Remember that bond yields and prices move in opposite directions: higher prices equal lower yields and vice versa.

So, if the Fed wanted the yield on the 10-year to be 0.50 percent (for example), they would buy enough bonds in the open market to raise the price on those bonds until the yield was 0.50 percent.

If prices started to drift lower, which would mean that yields are rising, the Fed would get their wallet out and buy more bonds to keep the price at the specified level.

In a sense, this is like quantitative easing because it involves the Fed buying bonds in the open market and increasing their balance sheet.

With quantitative easing, though, the Fed commits to buying a certain amount of bonds, $1 trillion or something, and the market assumes that they will drive up the price to some extent, but the market still (sort of) sets the price.

Under YCC, the Fed is going to dictate the price, and doesn’t say how much money it will commit to that price, except they’ve said that there is no limit to what they could do.  In that instance, the Fed has set the price much more directly than it does under QE.  Hence the word ‘control.’

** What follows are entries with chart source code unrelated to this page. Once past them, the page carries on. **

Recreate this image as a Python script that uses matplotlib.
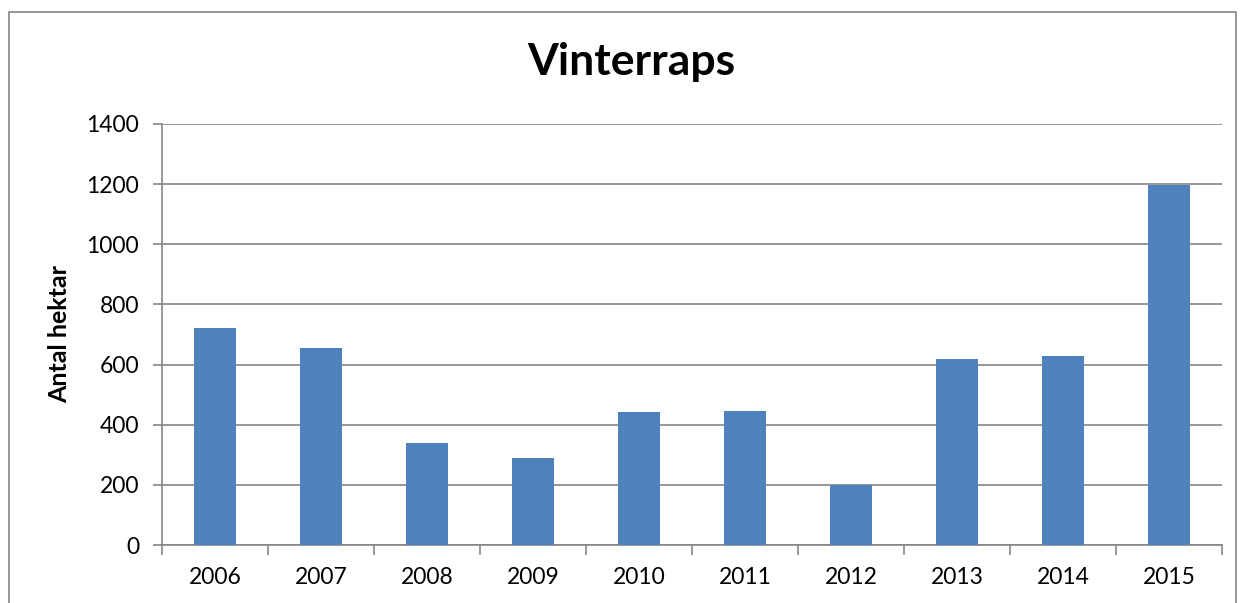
import matplotlib.pyplot as plt
from matplotlib.patches import Rectangle
import numpy as np

years = ['2006', '2007', '2008', '2009', '2010', '2011', '2012', '2013', '2014', '2015']
hektar = [720, 655, 340, 288, 443, 446, 200, 620, 630, 1198]

plt.rcParams['font.family'] = ['Lato', 'DejaVu Sans']
grey = '#868686'

fig = plt.figure(figsize=(12.46, 6.03), dpi=100)
W, H = 1246, 603
ax = fig.add_axes([162 / W, 1 - 545 / H, (1222 - 162) / W, (545 - 124) / H])

# outer chart frame
fig.patches.append(Rectangle((9 / W, -0.05), (1236 - 9) / W, 1 - 12 / H + 0.05,
                             transform=fig.transFigure, fill=False,
                             edgecolor=grey, linewidth=1.2))

x = np.arange(len(years))
ax.bar(x, hektar, width=0.4, color='#4F81BD', zorder=3)

ax.set_xlim(-0.5, len(years) - 0.5)
ax.set_ylim(0, 1400)
ax.set_yticks(range(0, 1401, 200))
ax.set_xticks(x)
ax.set_xticklabels(years)
ax.set_xticks(np.arange(-0.5, len(years)), minor=True)

ax.grid(axis='y', color=grey, linewidth=1.2, zorder=0)
for s in ['top', 'right']:
    ax.spines[s].set_visible(False)
for s in ['left', 'bottom']:
    ax.spines[s].set_color(grey)
    ax.spines[s].set_linewidth(1.2)

ax.tick_params(axis='x', which='major', length=0, pad=16, labelsize=16.5)
ax.tick_params(axis='x', which='minor', length=7, color=grey, width=1.2)
ax.tick_params(axis='y', length=6.5, color=grey, width=1.2, pad=10, labelsize=16.5)

# y label and title placed in figure coords
fig.text(60 / W, 1 - 334 / H, 'Antal hektar', rotation=90, ha='center', va='center',
         fontsize=18, fontweight='bold')
fig.text(631 / W, 1 - 62 / H, 'Vinterraps', ha='center', va='center',
         fontsize=32, fontweight='bold')

fig.savefig('out.png', dpi=100)
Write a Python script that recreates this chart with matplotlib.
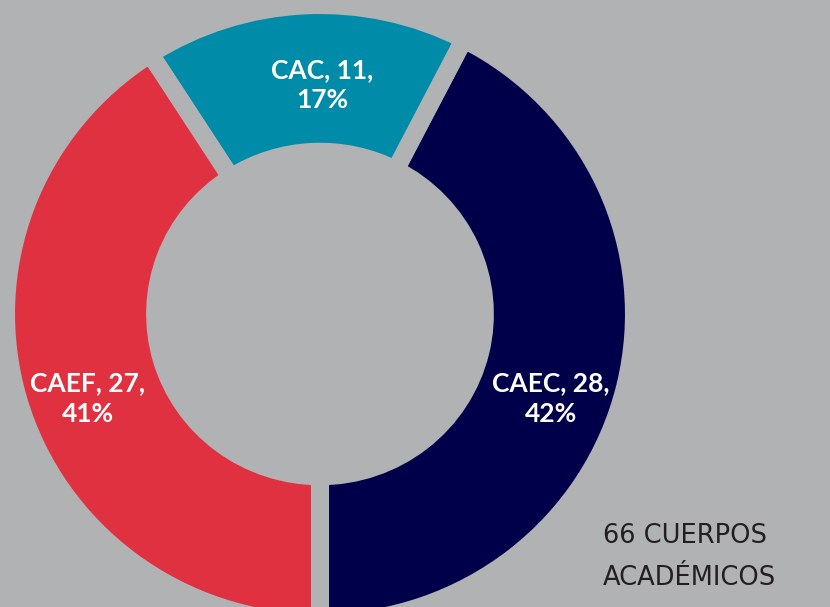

One possible advantage to YCC is that the market might accept that the Fed will do whatever it takes to set prices and the Fed might not actually have to buy the bonds to set the price.  In that regard, the Fed could have the benefit of the QE without spending the money and increasing its balance sheet.

That’s also one of the primary risks.  The Fed would be putting its credibility on the line, and while the market seems to put a lot of weight on what the Fed says today, investors could change their minds and force the Fed to buy more bonds that it might have otherwise.

And there are a myriad of other risks too, such as how will the Fed end this program, is there a limit to what they can spend, or is it good to have a small group of unelected government officials set market prices?

I don’t have the answers to these questions, and don’t think that anyone else does either.  That said, I’d rather that the questions stay theoretical and keep our fingers crossed that the other tools already in use actually work.